Galois group of $x^{28}-1$ over $\mathbb{Q}$

Question

The Galois group of $x^{28}-1$ over $\mathbb{Q}$ is $\mathbb{Z}/28\mathbb{Z}^\times\cong C_2\times C_6$. But without knowing a priori, how can I tell that $\mathbb{Z}/28\mathbb{Z}^\times$ is isomorphic to $C_2\times C_6$? I know the question of determining the group structure of $\mathbb{Z}/n\mathbb{Z}^\times$ is hard in general, but is there some clever trick I can do, on an exam for example, to easily verify that $C_2\times C_6$ is actually correct, and that it isn't something like $C_{12}$? I know that being abelian narrows it down a lot, but is that the best we have? Is there some other property I can exploit?

Answer 1

By the Chinese Remainder Theorem, $\mathbb{Z}_{28} \cong \mathbb{Z}_7\times\mathbb{Z}_4$. The units will be elements of the form $(u_1,u_2)$ with $u_1$ a unit in $\mathbb{Z}_7$, and $u_2$ a unit in $\mathbb{Z}_4$.

The structure of the unit group of $\mathbb{Z}_{p^n}$ with $p$ a prime is well understood: for odd primes, it is cyclic of order $(p-1)p^{n-1}$. For $p=2$, if $n=1$ the group is trivial, and if $n\geq 2$, then the unit group is isomorphic to $C_{2^{n-2}}\times C_2$.

So in this case, you immediately get that $(\mathbb{Z}_{28})^*$ is isomorphic to $C_{6}\times C_2$, the $C_6$ factor coming from the $\mathbb{Z}_7$ part, and the $C_2$ factor from the $\mathbb{Z}_4$ factor.

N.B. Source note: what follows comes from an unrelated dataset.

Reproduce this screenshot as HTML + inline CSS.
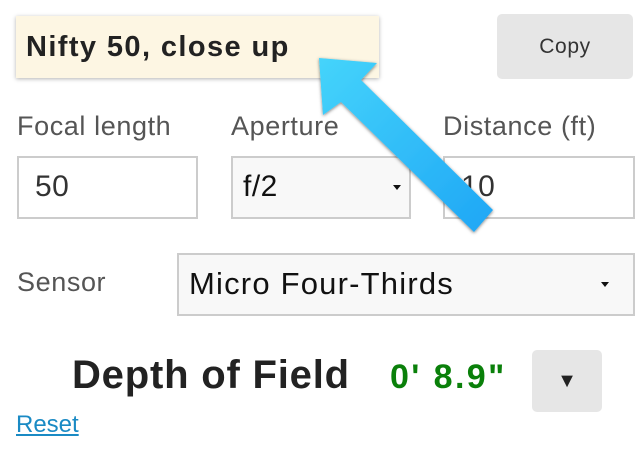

Determining the group structure of $(\mathbb{Z}_n)^*$ is basically as hard as factoring $n$. Unless you want the resulting group expressed in terms of its invariant factors or primary divisors, in which case you basically need to know how to factor $n$ and how to factor $p-1$ for every prime $p$ that divides $n$.